We can distill four lessons, according to Wyns, from the fight against COVID-19 to the Climate Crisis:

  1. Well-resourced, equitable health systems with a strong and supported health workforce are essential to protect us from health security threats, including climate change.
  2. Creating healthy environments for healthier populations and promoting universal health coverage are two of the most effective ways in which we can reduce the long-term health impacts from both the coronavirus pandemic and climate change.
  3. Both types of health emergencies require long-term shifts in old behaviors and assumptions, which could lead to a public drive for collective action and effective risk management.
  4. Crises such as COVID-19 and the Climate Crisis offer an opportunity for a regained sense of shared humanity, in which people realize what matters most: the health and safety of their loved ones, and by extension, the health and safety of their community.

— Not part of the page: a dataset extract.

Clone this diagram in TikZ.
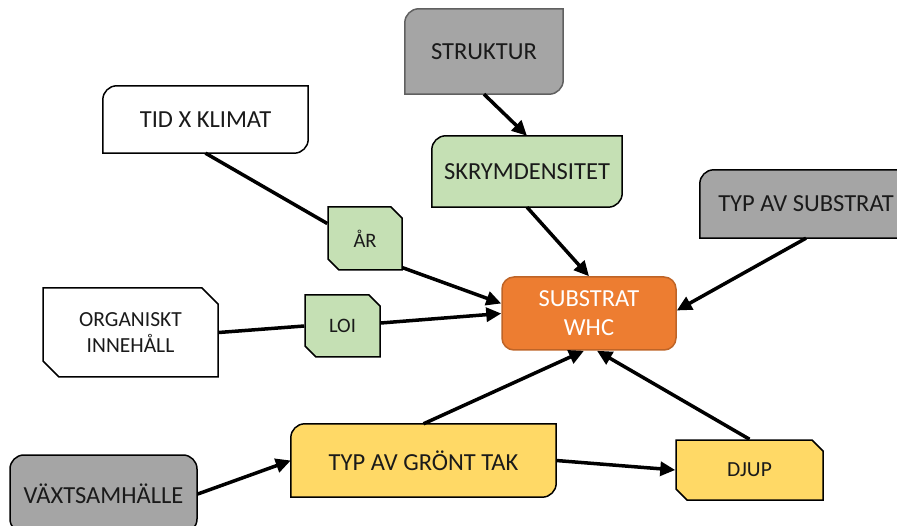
\documentclass[tikz,border=0pt]{standalone}
\usepackage{fontspec}
\setmainfont{Carlito}
\usepackage{xcolor}
\usetikzlibrary{shapes.misc, arrows.meta, positioning, backgrounds}

\definecolor{boxgray}{HTML}{A5A5A5}
\definecolor{boxgreen}{HTML}{C5E0B4}
\definecolor{boxorange}{HTML}{ED7D31}
\definecolor{boxyellow}{HTML}{FFD966}
\definecolor{txt}{HTML}{1A1A1A}

\tikzset{
  lbl/.style={text=txt, font=\fontsize{24.5}{29}\selectfont, align=center, inner sep=0pt},
  snip/.style={lbl, chamfered rectangle, chamfered rectangle corners={north east, south west},
    chamfered rectangle sep=5.5pt, draw=black, line width=1.5pt},
  rdiag/.style={line width=1.5pt},
  link/.style={line width=3.5pt, black},
  arr/.style={link, -{Triangle[length=15pt,width=14pt]}}
}

\begin{document}
\begin{tikzpicture}[x=1pt, y=-1pt]
  \useasboundingbox (0,0) rectangle (897,526);

  % top row
  \node[lbl, minimum width=158pt, minimum height=85pt] (struktur) at (484,51.5) {STRUKTUR};
  \node[lbl, minimum width=205pt, minimum height=67pt] (klimat) at (205.5,119.5) {TID X KLIMAT};
  \node[lbl, minimum width=190pt, minimum height=71pt] (skrym) at (527,171.5) {SKRYMDENSITET};
  \node[lbl, minimum width=212pt, minimum height=68pt] (typsub) at (806,204) {TYP AV SUBSTRAT};

  % middle row
  \node[snip, fill=boxgreen, font=\fontsize{20.5}{24}\selectfont, minimum width=74pt, minimum height=63pt] (ar) at (365,238.5) {ÅR};
  \node[snip, fill=white, font=\fontsize{21.5}{26}\selectfont, chamfered rectangle sep=8pt,
    minimum width=175pt, minimum height=89pt] (organiskt) at (130.5,332.5) {ORGANISKT\\INNEHÅLL};
  \node[snip, fill=boxgreen, font=\fontsize{20.5}{24}\selectfont, minimum width=75pt, minimum height=62pt] (loi) at (342.5,326) {LOI};
  \node[lbl, text=white, fill=boxorange, draw=boxorange!80!black, line width=1.5pt, rounded corners=12pt,
    minimum width=174pt, minimum height=73pt] (whc) at (589,313.5) {SUBSTRAT\\WHC};

  % bottom row
  \node[lbl, minimum width=265pt, minimum height=73pt] (gronttak) at (423.5,460.5) {TYP AV GRÖNT TAK};
  \node[snip, fill=boxyellow, font=\fontsize{21.5}{26}\selectfont, minimum width=147pt, minimum height=60pt] (djup) at (749.5,470) {DJUP};
  \node[lbl, fill=boxgray, draw=black, line width=1.5pt, rounded corners=14pt,
    minimum width=187pt, minimum height=78pt] (vaxt) at (103.5,494) {VÄXTSAMHÄLLE};

  \begin{scope}[on background layer]
    \foreach \n/\f/\d in {struktur/boxgray/gray!75!black, klimat/white/black, skrym/boxgreen/black,
                          typsub/boxgray/black, gronttak/boxyellow/black}
      \draw[rdiag, fill=\f, draw=\d] (\n.south west) [rounded corners=14pt] -- (\n.north west)
        [sharp corners] -- (\n.north east) [rounded corners=14pt] -- (\n.south east)
        [sharp corners] -- cycle;% round diagonal corners
  \end{scope}

  \draw[arr] (struktur.south) -- (skrym.north);
  \draw[arr] (skrym.south) -- (whc.north);
  \draw[link] (klimat.south) -- ([yshift=15pt]ar.west);
  \draw[arr] ([yshift=3pt]ar.south east) -- ([yshift=10pt]whc.west);
  \draw[arr] (typsub.south) -- ([yshift=3pt]whc.east);
  \draw[link] (organiskt.east) -- (loi.west);
  \draw[arr] ([yshift=3pt]loi.east) -- (whc.west);
  \draw[arr] (gronttak.north) -- ([xshift=-5pt]whc.south);
  \draw[arr] (djup.north) -- ([xshift=8pt]whc.south);
  \draw[arr] (vaxt.east) -- (gronttak.west);
  \draw[arr] (gronttak.east) -- (djup.west);
\end{tikzpicture}
\end{document}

Our society is at a pivotal moment.

The COVID-19 pandemic is showing Americans that listening to science, taking action early, and working collectively, along with the new found political will to fund public programs, make it possible for us to tackle problems such as pandemics and climate change.

A recent survey reveals that U.S. registered voters (N=3,933; including 3,188 registered voters) across a full spectrum of demographics (including those who have been laid off or are seeking work, Republicans, Democrats, Independents, and 2016 Trump voters) prioritize protecting public health over the economy by a margin of more than 5-to-1.

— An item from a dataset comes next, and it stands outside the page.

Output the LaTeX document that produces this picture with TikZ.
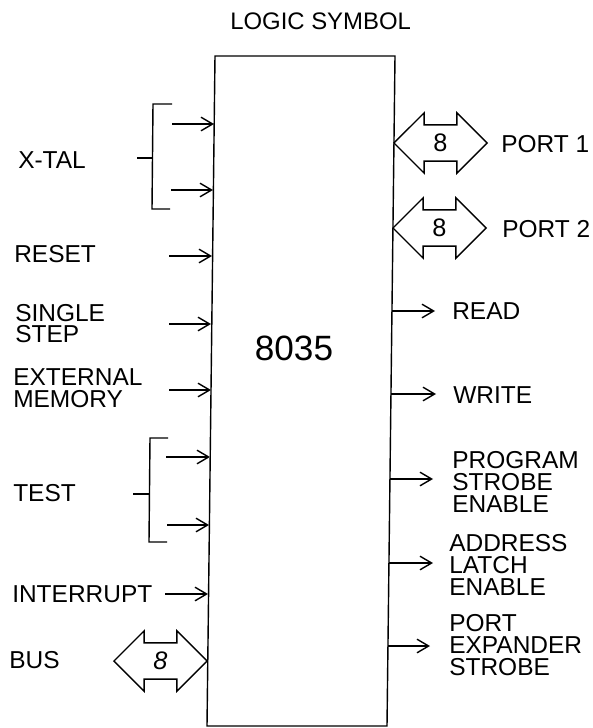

In January 2020, Assembly member Rob Bonta (D-Oakland) introduced the California Green New Deal, AB 1839, which affirms universal human rights for all CA residents and creates the CA Green New Deal Council. This Council would be required to prepare policy recommendations to the CA Legislature related to the creation of green jobs, overcoming systemic racism, the reduction of climate change impacts, and the continued protection of public health and the environment. As envisioned by the legislation, the state of CA would also undergo a mandated reduction in its reliance on fossil fuels.

Unemployment claims surpassed 22 million in just four weeks. Governor Gavin Newsom announced an economic recovery task force helmed by former presidential candidate Tom Steyer, who continuously brought the election conversation back to climate change and founded the Community Development Bank of Oakland, CA, to focus on serving people who have been locked out of the traditional financial systems.

This is our chance to push for a Green New Deal. Economic recovery from COVID-19 is an opportunity for us to create an economy that simultaneously tackles climate change and creates more social and health equality.

PSR members, this is the moment to send letters, write op-eds, and sign letters supporting a Green New Deal for California.